I have a dataset set up as follows, it is leaf sample collections from trees subjected to three different treatments, 4 reps per treatment, from various locations on the trees, starting with the top and moving down:
id node_id treatment node_loc main_lateral 1 15_A_main 1 A main main 2 15_A_middle 17 A middle lateral 3 15_A_middle 14 A middle lateral 4 15_A_upper 9 A upper lateral 5 15_A_lower 26 A lower lateral 6 15_A_lower 20 A lower lateral 7 16_C_main 1 C main main 8 16_C_middle 14 C middle lateral 9 16_C_upper 7 C upper lateral 10 16_C_lower 25 C lower lateral 11 16_C_lower 22 C lower lateral 12 16_C_middle 17 C middle lateral 13 20_A_main 1 A main main 14 20_A_upper 9 A upper lateral 15 20_A_lower 19 A lower lateral 16 20_A_lower 17 A lower lateral 17 20_A_lower 16 A lower lateral 18 20_A_middle 12 A middle lateral 19 23_A_main 1 A main main 20 23_A_middle 15 A middle lateral
It's only partially shown here, but there are three treatments (A, B, C), a node_id column (a continuous variable in which all samples begin at 1, the collection from the main or top of the tree, and continue down the tree counted by number of nodes with variable distances from rep to rep), a node_loc column (these are designations for a binning the node_id by their collection point on the tree), and a main_lateral column (which simply delineates the collections from the main or top of the tree from the collection from lateral shoots, or a node_id of 1 versus and node_id of something >1).
I set up my analysis like this:
metadata <- read.delim("2020_branch_treatment_metadata.txt", check.names=FALSE) x <- read.delim("2020_branch_treatment_counts.txt", check.names=FALSE, header=TRUE, row.names="Geneid") x.cpm <- cpm(x) threshold <- x.cpm > 0.5 keep <- rowSums(threshold) >= 2 x.keep <- x[keep,] y <- DGEList(counts=x.keep, samples = metadata) y <- calcNormFactors(y)
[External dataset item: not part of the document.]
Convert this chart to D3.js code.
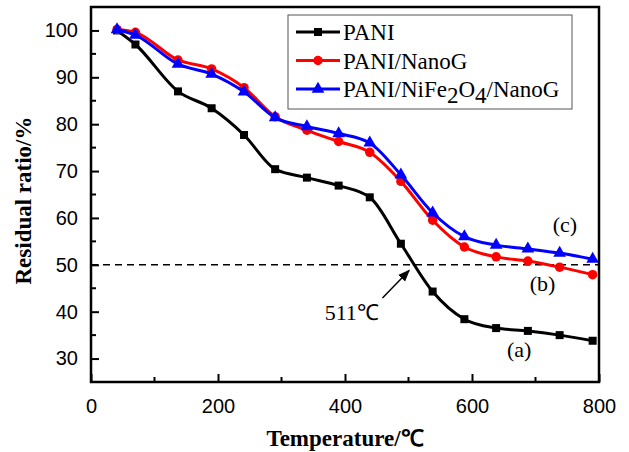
<!DOCTYPE html>
<html>
<head>
<meta charset="utf-8">
<script src="https://cdn.jsdelivr.net/npm/d3@7"></script>
<style>
  body { margin: 0; background: #fff; }
  svg { display: block; }
</style>
</head>
<body>
<svg id="chart" width="629" height="452"></svg>
<script>
// temperatures (°C) shared by all three runs
const temps = [41, 70, 137, 190, 241, 290, 340, 390, 439, 488, 538, 588, 638, 688, 738, 790]
const pani = [100, 97.0, 87.0, 83.4, 77.7, 70.4, 68.6, 66.9, 64.4, 54.5, 44.3, 38.4, 36.5, 35.9, 35.0, 33.8]
const paniNanoG = [100.2, 99.6, 93.7, 91.8, 87.8, 81.6, 78.7, 76.3, 74.0, 67.8, 59.5, 53.8, 51.7, 50.8, 49.5, 47.9]
const paniNiFe = [100.2, 99.0, 92.8, 90.7, 86.9, 81.4, 79.5, 78.0, 76.0, 69.2, 61.1, 56.0, 54.2, 53.4, 52.5, 51.2]
const xTicks = [0, 200, 400, 600, 800]
const yTicks = [30, 40, 50, 60, 70, 80, 90, 100]

const series = [
  { name: "PANI", values: pani, color: "#000000", marker: "square" },
  { name: "PANI/NanoG", values: paniNanoG, color: "#ff0000", marker: "circle" },
  { name: "PANI/NiFe2O4/NanoG", values: paniNiFe, color: "#0000ff", marker: "triangle" }
]

const margin = { left: 91, top: 7, right: 30, bottom: 70 }
const width = 629, height = 452
const svg = d3.select("#chart")

const x = d3.scaleLinear().domain([0, 800]).range([margin.left, width - margin.right])
const y = d3.scaleLinear().domain([25, 105]).range([height - margin.bottom, margin.top])

const sans = "'Liberation Sans', Arial, sans-serif"
const serif = "'Liberation Serif', 'Times New Roman', serif"

// dashed 50% reference line
svg.append("line")
  .attr("x1", x(0)).attr("x2", x(800))
  .attr("y1", y(50)).attr("y2", y(50))
  .attr("stroke", "#000").attr("stroke-width", 1.5)
  .attr("stroke-dasharray", "7,5")

function markerPath(type) {
  if (type === "square") return d3.symbol(d3.symbolSquare, 64)()
  if (type === "circle") return d3.symbol(d3.symbolCircle, 70)()
  return d3.symbol(d3.symbolTriangle, 70)()
}

const line = d3.line()
  .x((d, i) => x(temps[i]))
  .y(d => y(d))
  .curve(d3.curveMonotoneX)

for (const s of series) {
  svg.append("path")
    .datum(s.values)
    .attr("fill", "none")
    .attr("stroke", s.color)
    .attr("stroke-width", 3)
    .attr("d", line)

  svg.selectAll(null)
    .data(s.values)
    .enter()
    .append("path")
    .attr("transform", (d, i) => `translate(${x(temps[i])},${y(d)})`)
    .attr("d", markerPath(s.marker))
    .attr("fill", s.color)
}

// axes: ticks point inward
const xAxis = d3.axisBottom(x).tickValues(xTicks).tickSizeInner(-8).tickSizeOuter(0).tickPadding(17)
const yAxis = d3.axisLeft(y).tickValues(yTicks).tickSizeInner(-8).tickSizeOuter(0).tickPadding(13)

const gx = svg.append("g").attr("transform", `translate(0,${y(25)})`).call(xAxis)
const gy = svg.append("g").attr("transform", `translate(${x(0)},0)`).call(yAxis)

for (const g of [gx, gy]) {
  g.select(".domain").remove()
  g.selectAll(".tick line").attr("stroke", "#000").attr("stroke-width", 2)
  g.selectAll(".tick text")
    .attr("fill", "#000")
    .style("font-family", sans)
    .style("font-size", "20px")
}
gx.selectAll(".tick text").attr("dy", "0.71em")

// minor ticks
svg.append("g").selectAll("line")
  .data([100, 300, 500, 700])
  .enter().append("line")
  .attr("x1", d => x(d)).attr("x2", d => x(d))
  .attr("y1", y(25)).attr("y2", y(25) - 5)
  .attr("stroke", "#000").attr("stroke-width", 2)

svg.append("g").selectAll("line")
  .data([35, 45, 55, 65, 75, 85, 95])
  .enter().append("line")
  .attr("x1", x(0)).attr("x2", x(0) + 5)
  .attr("y1", d => y(d)).attr("y2", d => y(d))
  .attr("stroke", "#000").attr("stroke-width", 2)

// frame
svg.append("rect")
  .attr("x", x(0)).attr("y", y(105))
  .attr("width", x(800) - x(0)).attr("height", y(25) - y(105))
  .attr("fill", "none").attr("stroke", "#000").attr("stroke-width", 2.5)

// axis titles
svg.append("text")
  .attr("x", (x(0) + x(800)) / 2).attr("y", 446)
  .attr("text-anchor", "middle")
  .style("font-family", serif).style("font-size", "23px").style("font-weight", "bold")
  .text("Temperature/℃")

svg.append("text")
  .attr("transform", `translate(31,${(y(25) + y(105)) / 2 + 6}) rotate(-90)`)
  .attr("text-anchor", "middle")
  .style("font-family", serif).style("font-size", "23px").style("font-weight", "bold")
  .text("Residual ratio/%")

// annotations
svg.append("defs").append("marker")
  .attr("id", "arrow")
  .attr("viewBox", "0 0 10 10")
  .attr("refX", 9).attr("refY", 5)
  .attr("markerWidth", 8).attr("markerHeight", 8)
  .attr("orient", "auto")
  .append("path").attr("d", "M0,1 L10,5 L0,9 Z").attr("fill", "#000")

svg.append("line")
  .attr("x1", x(459)).attr("y1", y(42.9))
  .attr("x2", x(501)).attr("y2", y(48.8))
  .attr("stroke", "#000").attr("stroke-width", 1.5)
  .attr("marker-end", "url(#arrow)")

const notes = [
  { text: "511℃", tx: 368, ty: 38.2 },
  { text: "(a)", tx: 655, ty: 30.3 },
  { text: "(b)", tx: 691, ty: 44.4 },
  { text: "(c)", tx: 727, ty: 57.0 }
]
svg.selectAll(".note")
  .data(notes)
  .enter().append("text")
  .attr("class", "note")
  .attr("x", d => x(d.tx)).attr("y", d => y(d.ty))
  .style("font-family", serif).style("font-size", "22px")
  .text(d => d.text)

// legend
const legend = svg.append("g").attr("transform", "translate(288,15)")
legend.append("rect")
  .attr("width", 284).attr("height", 94)
  .attr("fill", "#fff").attr("stroke", "#555").attr("stroke-width", 1)

series.forEach((s, i) => {
  const row = legend.append("g").attr("transform", `translate(0,${17 + i * 28.5})`)
  row.append("line")
    .attr("x1", 8).attr("x2", 52)
    .attr("stroke", s.color).attr("stroke-width", 3)
  row.append("path")
    .attr("transform", "translate(30,0)")
    .attr("d", markerPath(s.marker))
    .attr("fill", s.color)
  const t = row.append("text")
    .attr("x", 55).attr("y", 8)
    .style("font-family", serif).style("font-size", "23px")
  if (s.name === "PANI/NiFe2O4/NanoG") {
    t.append("tspan").text("PANI/NiFe")
    t.append("tspan").attr("dy", 6).text("2")
    t.append("tspan").attr("dy", -6).text("O")
    t.append("tspan").attr("dy", 6).text("4")
    t.append("tspan").attr("dy", -6).text("/NanoG")
  } else {
    t.text(s.name)
  }
})
</script>
</body>
</html>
Based on what I have seen in this forum and based on the response, I received earlier, I decided to try to fit the continuous data (node_id) to a spline since it will almost certainly not be linear, which I did as follows:
X <- ns(y$samples$node_id, df = 3)
I think I understand how to find DE genes that differ with the node_id which is one thing we want to investigate, based on this post ([edgeR time series analysis with no replicates]), and that it should be set up like:
treatment <- factor(y$samples$treatment) design <- model.matrix(~0 + treatment + treatment:X)
There are two other things we would like to do with these data:
1) We would like to find DE genes with expression changes associated with their distance from the main/top of the tree and then group them into heatmaps/dendrograms based on their mean expression values, but delineated by the more easy-to-understand node_loc (treatment_main/middle/lower/upper). I'm not really sure how or if the data fitted to a spline would fit into that or how to set up the design. If not would the following make sense?
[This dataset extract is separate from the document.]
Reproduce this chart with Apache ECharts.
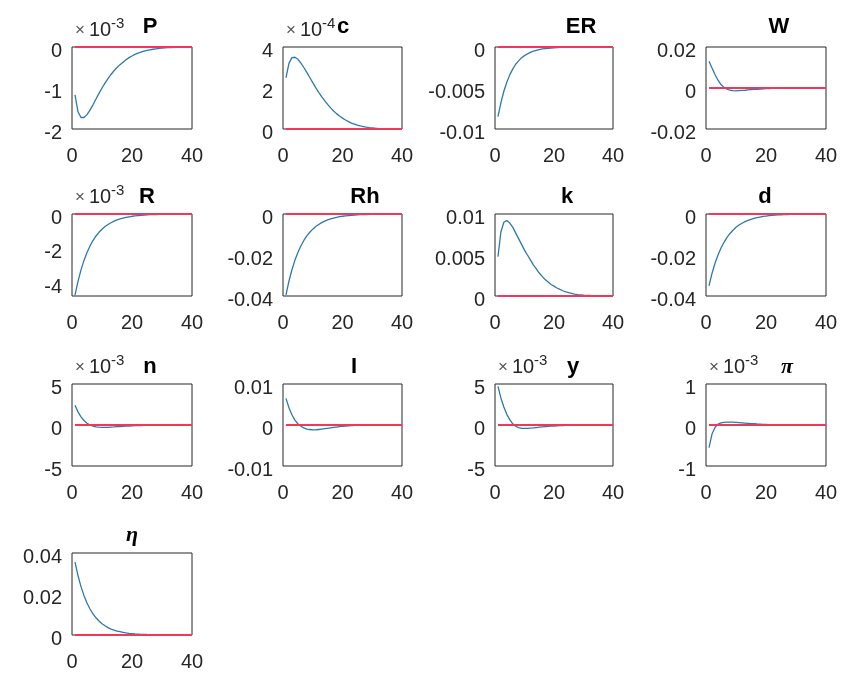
<!DOCTYPE html>
<html>
<head>
<meta charset="utf-8">
<script src="https://cdn.jsdelivr.net/npm/echarts@6/dist/echarts.min.js"></script>
<style>
html, body { margin: 0; background: #fff; }
#main { width: 841px; height: 673px; }
</style>
</head>
<body>
<div id="main"></div>
<script>
// impulse responses, periods 1..40
var horizon = [];
for (var h = 1; h <= 40; h++) horizon.push(h);

var names = ['P', 'c', 'ER', 'W', 'R', 'Rh', 'k', 'd', 'n', 'I', 'y', 'π', 'η'];
// exponent shown above the axis (values below are in those units)
var exps = ['-3', '-4', '', '', '-3', '', '', '', '-3', '', '-3', '-3', ''];

var P = [-1.17, -1.58, -1.72, -1.72, -1.65, -1.54, -1.41, -1.27, -1.13, -1.00, -0.88, -0.77, -0.67, -0.58, -0.50, -0.43, -0.37, -0.31, -0.26, -0.22,
  -0.18, -0.15, -0.125, -0.10, -0.085, -0.07, -0.055, -0.045, -0.035, -0.028, -0.022, -0.017, -0.013, -0.01, -0.008, -0.006, -0.005, -0.004, -0.003, -0.002];
var c = [2.50, 3.20, 3.48, 3.50, 3.40, 3.22, 3.00, 2.76, 2.51, 2.26, 2.02, 1.79, 1.58, 1.38, 1.20, 1.03, 0.88, 0.75, 0.63, 0.53,
  0.44, 0.36, 0.29, 0.24, 0.19, 0.15, 0.12, 0.09, 0.07, 0.055, 0.04, 0.03, 0.022, 0.016, 0.012, 0.009, 0.006, 0.004, 0.003, 0.002];
var ER = [-0.0085, -0.0068, -0.0054, -0.0043, -0.0034, -0.0027, -0.0021, -0.0017, -0.0013, -0.00105, -0.00083, -0.00065, -0.00051, -0.0004, -0.00031, -0.00024, -0.00019, -0.00015, -0.00012, -0.00009,
  -0.00007, -0.000055, -0.000043, -0.000034, -0.000026, -0.00002, -0.000016, -0.000012, -0.00001, -0.000008, -0.000006, -0.000005, -0.000004, -0.000003, -0.000002, -0.000002, -0.000001, -0.000001, -0.000001, 0];
var W = [0.0130, 0.0098, 0.0066, 0.0038, 0.0017, 0.0003, -0.0006, -0.0011, -0.0013, -0.0014, -0.0013, -0.0012, -0.0011, -0.0009, -0.0008, -0.0007, -0.0006, -0.0005, -0.0004, -0.0003,
  -0.00025, -0.0002, -0.00016, -0.00013, -0.0001, -0.00008, -0.00006, -0.00005, -0.00004, -0.00003, -0.00002, -0.00002, -0.00001, -0.00001, -0.00001, 0, 0, 0, 0, 0];
var R = [-4.65, -3.86, -3.20, -2.66, -2.21, -1.83, -1.52, -1.26, -1.05, -0.87, -0.72, -0.60, -0.50, -0.41, -0.34, -0.28, -0.23, -0.19, -0.16, -0.13,
  -0.11, -0.09, -0.075, -0.06, -0.05, -0.04, -0.035, -0.03, -0.025, -0.02, -0.015, -0.012, -0.01, -0.008, -0.006, -0.005, -0.004, -0.003, -0.002, -0.002];
var Rh = [-0.0395, -0.0328, -0.0272, -0.0226, -0.0188, -0.0156, -0.0129, -0.0107, -0.0089, -0.0074, -0.0061, -0.0051, -0.0042, -0.0035, -0.0029, -0.0024, -0.002, -0.0016, -0.0013, -0.0011,
  -0.0009, -0.00075, -0.0006, -0.0005, -0.0004, -0.00035, -0.0003, -0.00025, -0.0002, -0.00015, -0.00012, -0.0001, -0.00008, -0.00006, -0.00005, -0.00004, -0.00003, -0.00002, -0.00002, -0.00001];
var k = [0.0048, 0.0078, 0.0090, 0.0092, 0.0089, 0.0084, 0.0077, 0.0070, 0.0063, 0.0056, 0.0050, 0.0044, 0.0038, 0.0033, 0.0028, 0.0024, 0.0020, 0.0017, 0.0014, 0.0012,
  0.00098, 0.0008, 0.00064, 0.0005, 0.0004, 0.00031, 0.00024, 0.00018, 0.00014, 0.0001, 0.00008, 0.00006, 0.00004, 0.00003, 0.00002, 0.00002, 0.00001, 0.00001, 0, 0];
var d = [-0.035, -0.029, -0.024, -0.020, -0.0166, -0.0138, -0.0114, -0.0095, -0.0079, -0.0065, -0.0054, -0.0045, -0.0037, -0.0031, -0.0026, -0.0021, -0.0018, -0.0015, -0.0012, -0.001,
  -0.0008, -0.00066, -0.00055, -0.00045, -0.00037, -0.0003, -0.00025, -0.0002, -0.00017, -0.00014, -0.00011, -0.00009, -0.00007, -0.00006, -0.00005, -0.00004, -0.00003, -0.00002, -0.00002, -0.00001];
var n = [2.4, 1.6, 1.0, 0.55, 0.22, 0.0, -0.14, -0.22, -0.27, -0.29, -0.29, -0.28, -0.26, -0.24, -0.21, -0.19, -0.16, -0.14, -0.12, -0.10,
  -0.085, -0.07, -0.06, -0.05, -0.04, -0.033, -0.027, -0.022, -0.018, -0.014, -0.011, -0.009, -0.007, -0.005, -0.004, -0.003, -0.002, -0.002, -0.001, -0.001];
var I = [0.0065, 0.0042, 0.0025, 0.0012, 0.0003, -0.0003, -0.0007, -0.001, -0.0011, -0.0012, -0.0012, -0.0011, -0.001, -0.0009, -0.0008, -0.0007, -0.0006, -0.0005, -0.0004, -0.0003,
  -0.00025, -0.0002, -0.00015, -0.0001, -0.00008, -0.00006, -0.00004, -0.00003, -0.00002, -0.00001, 0, 0, 0, 0, 0, 0, 0, 0, 0, 0];
var y = [4.7, 3.3, 2.2, 1.3, 0.65, 0.15, -0.15, -0.32, -0.4, -0.42, -0.41, -0.38, -0.35, -0.31, -0.27, -0.23, -0.2, -0.17, -0.14, -0.12,
  -0.1, -0.08, -0.065, -0.05, -0.04, -0.032, -0.025, -0.02, -0.015, -0.012, -0.009, -0.007, -0.005, -0.004, -0.003, -0.002, -0.002, -0.001, -0.001, 0];
var pi = [-0.55, -0.22, -0.06, 0.02, 0.05, 0.065, 0.07, 0.07, 0.068, 0.064, 0.059, 0.053, 0.047, 0.041, 0.035, 0.03, 0.025, 0.021, 0.017, 0.014,
  0.011, 0.009, 0.007, 0.006, 0.005, 0.004, 0.003, 0.002, 0.002, 0.001, 0.001, 0, 0, 0, 0, 0, 0, 0, 0, 0];
var eta = [0.0355, 0.029, 0.0236, 0.0192, 0.0156, 0.0127, 0.0103, 0.0084, 0.0068, 0.0055, 0.0045, 0.0036, 0.0029, 0.0024, 0.0019, 0.0016, 0.0013, 0.001, 0.0008, 0.0007,
  0.00055, 0.00045, 0.00035, 0.0003, 0.00024, 0.0002, 0.00015, 0.00012, 0.0001, 0.00008, 0.00006, 0.00005, 0.00004, 0.00003, 0.00002, 0.00002, 0.00001, 0.00001, 0, 0];
var irf = [P, c, ER, W, R, Rh, k, d, n, I, y, pi, eta];

var yMin = [-2, 0, -0.01, -0.02, -4.7, -0.04, 0, -0.04, -5, -0.01, -5, -1, 0];
var yMax = [0, 4, 0, 0.02, 0, 0, 0.01, 0, 5, 0.01, 5, 1, 0.04];
var yTicks = [[-2, -1, 0], [0, 2, 4], [-0.01, -0.005, 0], [-0.02, 0, 0.02], [-4, -2, 0], [-0.04, -0.02, 0], [0, 0.005, 0.01],
  [-0.04, -0.02, 0], [-5, 0, 5], [-0.01, 0, 0.01], [-5, 0, 5], [-1, 0, 1], [0, 0.02, 0.04]];
var xTicks = [0, 20, 40];

// layout
var colLeft = [72, 283, 495, 706];
var colWidth = [120, 119, 118, 120];
var rowTop = [47, 214, 384, 553];
var boxH = 82;
var titleX = [150, 343, 581, 779, 147, 365, 567, 765, 150, 354, 573, 787, 132];
var titleY = [27, 197, 367, 535];

var blue = '#2f78ad', red = '#f0385a', ink = '#262626';
var font = 'Liberation Sans, Arial, sans-serif';

var chart = echarts.init(document.getElementById('main'), null, { renderer: 'canvas' });
var grids = [], xAxes = [], yAxes = [], series = [], graphics = [];

names.forEach(function (name, i) {
  var col = i % 4, row = Math.floor(i / 4);
  grids.push({
    left: colLeft[col], top: rowTop[row], width: colWidth[col], height: boxH,
    show: true, borderColor: ink, borderWidth: 1, backgroundColor: '#fff'
  });
  xAxes.push({
    type: 'value', gridIndex: i, min: 0, max: 40, interval: 20,
    axisLine: { show: false }, axisTick: { show: false }, splitLine: { show: false },
    axisLabel: { customValues: xTicks, fontSize: 20, color: ink, fontFamily: font, margin: 17 }
  });
  yAxes.push({
    type: 'value', gridIndex: i, min: yMin[i], max: yMax[i],
    axisLine: { show: false }, axisTick: { show: false }, splitLine: { show: false },
    axisLabel: {
      customValues: yTicks[i], margin: 10,
      formatter: function (v) { return '{t|' + String(+(+v).toPrecision(6)) + '}'; },
      rich: { t: { fontSize: 20, color: ink, fontFamily: font, padding: [8, 0, 0, 0] } }
    }
  });
  series.push({
    type: 'line', xAxisIndex: i, yAxisIndex: i, showSymbol: false, silent: true,
    lineStyle: { color: blue, width: 1.3 },
    data: horizon.map(function (t, j) { return [t, irf[i][j]]; })
  });
  series.push({
    type: 'line', xAxisIndex: i, yAxisIndex: i, showSymbol: false, silent: true,
    lineStyle: { color: red, width: 2.2 },
    data: horizon.map(function (t) { return [t, 0]; })
  });

  var greek = (name === 'π' || name === 'η');
  graphics.push({
    type: 'text', x: titleX[i], y: titleY[row],
    style: {
      text: name, align: 'center', verticalAlign: 'middle', fill: '#000',
      font: greek ? 'italic bold 22px "Liberation Serif", serif' : 'bold 22px ' + font
    }
  });
  if (exps[i]) {
    var ex = colLeft[col] + 3, ey = rowTop[row] - 17;
    graphics.push({
      type: 'text', x: ex, y: ey,
      style: { text: '×', align: 'left', verticalAlign: 'middle', fill: '#555', font: '17px ' + font }
    });
    graphics.push({
      type: 'text', x: ex + 14, y: ey,
      style: { text: '10', align: 'left', verticalAlign: 'middle', fill: ink, font: '20px ' + font }
    });
    graphics.push({
      type: 'text', x: ex + 36, y: ey - 6,
      style: { text: exps[i], align: 'left', verticalAlign: 'middle', fill: ink, font: '15px ' + font }
    });
  }
});

chart.setOption({
  animation: false,
  backgroundColor: '#fff',
  grid: grids,
  xAxis: xAxes,
  yAxis: yAxes,
  series: series,
  graphic: graphics
});
</script>
</body>
</html>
treatment <- factor(y$samples$treatment) node_loc <- factor(y$samples$node_loc) design <- model.matrix(~0 + treatment + node_loc)
2) We are also interested in genes that are uniquely differentially expressed in the main versus those in the laterals, especially those in treatment A and B versus C. Again, I'm not sure whether or not to incorporate the spline into the design or not. Would the following work to do this?
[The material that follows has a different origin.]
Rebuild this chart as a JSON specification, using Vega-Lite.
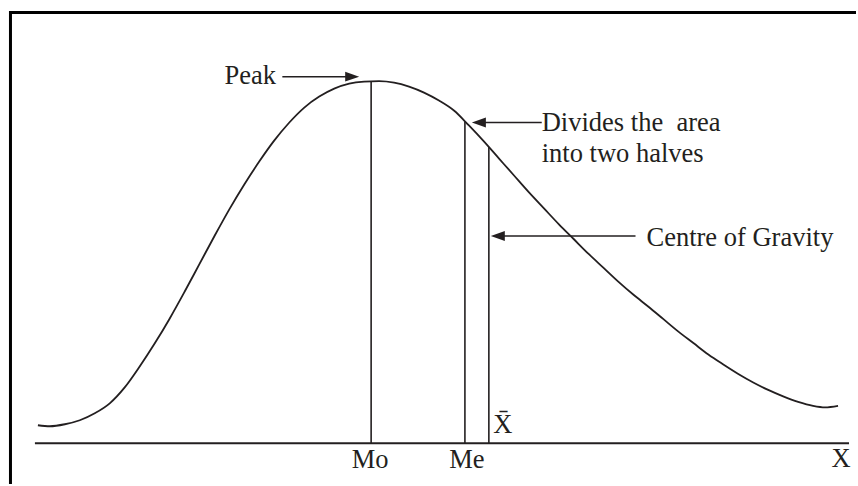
{
  "$schema": "https://vega.github.io/schema/vega-lite/v6.json",
  "width": 858,
  "height": 486,
  "autosize": {"type": "fit", "contains": "padding"},
  "padding": 0,
  "background": "white",
  "config": {"view": {"stroke": null}},
  "datasets": {
    "curve": [
      {"x": 38, "h": 18}, {"x": 50, "h": 17}, {"x": 65, "h": 19}, {"x": 80, "h": 23},
      {"x": 95, "h": 30}, {"x": 110, "h": 40}, {"x": 125, "h": 56}, {"x": 140, "h": 77},
      {"x": 155, "h": 100}, {"x": 170, "h": 125}, {"x": 185, "h": 152}, {"x": 200, "h": 180},
      {"x": 215, "h": 208}, {"x": 230, "h": 235}, {"x": 245, "h": 260}, {"x": 260, "h": 283},
      {"x": 275, "h": 304}, {"x": 290, "h": 322}, {"x": 305, "h": 337}, {"x": 320, "h": 348},
      {"x": 335, "h": 356}, {"x": 350, "h": 361}, {"x": 365, "h": 363}, {"x": 380, "h": 363.5},
      {"x": 395, "h": 362}, {"x": 410, "h": 358}, {"x": 425, "h": 352}, {"x": 440, "h": 344},
      {"x": 455, "h": 334}, {"x": 470, "h": 319}, {"x": 485, "h": 303}, {"x": 500, "h": 286},
      {"x": 515, "h": 269}, {"x": 530, "h": 252}, {"x": 545, "h": 236}, {"x": 560, "h": 220},
      {"x": 575, "h": 205}, {"x": 590, "h": 190}, {"x": 605, "h": 176}, {"x": 620, "h": 162},
      {"x": 635, "h": 149}, {"x": 650, "h": 137}, {"x": 665, "h": 124.5}, {"x": 680, "h": 112},
      {"x": 695, "h": 100.5}, {"x": 710, "h": 89}, {"x": 725, "h": 79}, {"x": 740, "h": 69.5},
      {"x": 755, "h": 61}, {"x": 770, "h": 53.5}, {"x": 785, "h": 47}, {"x": 800, "h": 41.5},
      {"x": 815, "h": 37.5}, {"x": 827, "h": 36}, {"x": 840, "h": 37.5}
    ],
    "verticals": [
      {"name": "Mo", "x": 372, "top": 363.3, "bottom": 0},
      {"name": "Me", "x": 466, "top": 323, "bottom": 0},
      {"name": "Mean", "x": 490, "top": 297.5, "bottom": 0}
    ],
    "arrowLines": [
      {"name": "Peak", "x": 283, "x2": 352, "h": 368},
      {"name": "Median", "x": 481, "x2": 543, "h": 322},
      {"name": "Mean", "x": 500, "x2": 637, "h": 208}
    ],
    "headsRight": [
      {"name": "Peak", "x": 353, "h": 368}
    ],
    "headsLeft": [
      {"name": "Median", "x": 480, "h": 322},
      {"name": "Mean", "x": 499, "h": 208}
    ],
    "leftTexts": [
      {"label": "Peak", "x": 225, "h": 361},
      {"label": "Divides the \u00a0area", "x": 543, "h": 313},
      {"label": "into two halves", "x": 543, "h": 282},
      {"label": "Centre of Gravity", "x": 648, "h": 198}
    ],
    "centerTexts": [
      {"label": "Mo", "x": 371, "h": -25},
      {"label": "Me", "x": 468, "h": -25},
      {"label": "X", "x": 843, "h": -24},
      {"label": "X\u0304", "x": 504, "h": 10}
    ]
  },
  "encoding": {
    "x": {"type": "quantitative", "scale": {"domain": [0, 858], "nice": false, "zero": false}, "axis": null},
    "y": {"type": "quantitative", "scale": {"domain": [-41, 445], "nice": false, "zero": false}, "axis": null}
  },
  "layer": [
    {
      "data": {"values": [{"x": 10.5, "x2": 858, "h": 432.5, "h2": 432.5}, {"x": 10.5, "x2": 10.5, "h": 434, "h2": -41}]},
      "mark": {"type": "rule", "strokeWidth": 3, "color": "#000000"},
      "encoding": {"x": {"field": "x"}, "x2": {"field": "x2"}, "y": {"field": "h"}, "y2": {"field": "h2"}}
    },
    {
      "data": {"values": [{"x": 35, "x2": 851, "h": 0}]},
      "mark": {"type": "rule", "strokeWidth": 2, "color": "#231f20"},
      "encoding": {"x": {"field": "x"}, "x2": {"field": "x2"}, "y": {"field": "h"}}
    },
    {
      "data": {"name": "curve"},
      "mark": {"type": "line", "interpolate": "monotone", "strokeWidth": 1.8, "color": "#231f20"},
      "encoding": {"x": {"field": "x"}, "y": {"field": "h"}}
    },
    {
      "data": {"name": "verticals"},
      "mark": {"type": "rule", "strokeWidth": 1.6, "color": "#231f20"},
      "encoding": {"x": {"field": "x"}, "y": {"field": "top"}, "y2": {"field": "bottom"}}
    },
    {
      "data": {"name": "arrowLines"},
      "mark": {"type": "rule", "strokeWidth": 1.6, "color": "#231f20"},
      "encoding": {"x": {"field": "x"}, "x2": {"field": "x2"}, "y": {"field": "h"}}
    },
    {
      "data": {"name": "headsRight"},
      "mark": {"type": "point", "shape": "M1,0L-1,-0.7L-1,0.7Z", "size": 196, "filled": true, "opacity": 1, "color": "#231f20"},
      "encoding": {"x": {"field": "x"}, "y": {"field": "h"}}
    },
    {
      "data": {"name": "headsLeft"},
      "mark": {"type": "point", "shape": "M-1,0L1,-0.7L1,0.7Z", "size": 196, "filled": true, "opacity": 1, "color": "#231f20"},
      "encoding": {"x": {"field": "x"}, "y": {"field": "h"}}
    },
    {
      "data": {"name": "leftTexts"},
      "mark": {"type": "text", "align": "left", "baseline": "alphabetic", "font": "Liberation Serif", "fontSize": 26.5, "color": "#231f20"},
      "encoding": {"x": {"field": "x"}, "y": {"field": "h"}, "text": {"field": "label"}}
    },
    {
      "data": {"name": "centerTexts"},
      "mark": {"type": "text", "align": "center", "baseline": "alphabetic", "font": "Liberation Serif", "fontSize": 26.5, "color": "#231f20"},
      "encoding": {"x": {"field": "x"}, "y": {"field": "h"}, "text": {"field": "label"}}
    }
  ]
}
treatment <- factor(y$samples$treatment) main_lateral <- factor(y$samples$main_lateral) design <- model.matrix(~0 + treatment + main_lateral + treatment:main_lateral)
If anyone could let me know whether or not I'm on the right track or not, I'd greatly appreciate it. I'm just really confused on how to handle these different categories of data that are mostly redundant descriptions of the node_id, which is the only variable other than treatment that seems to have any actual measurable value.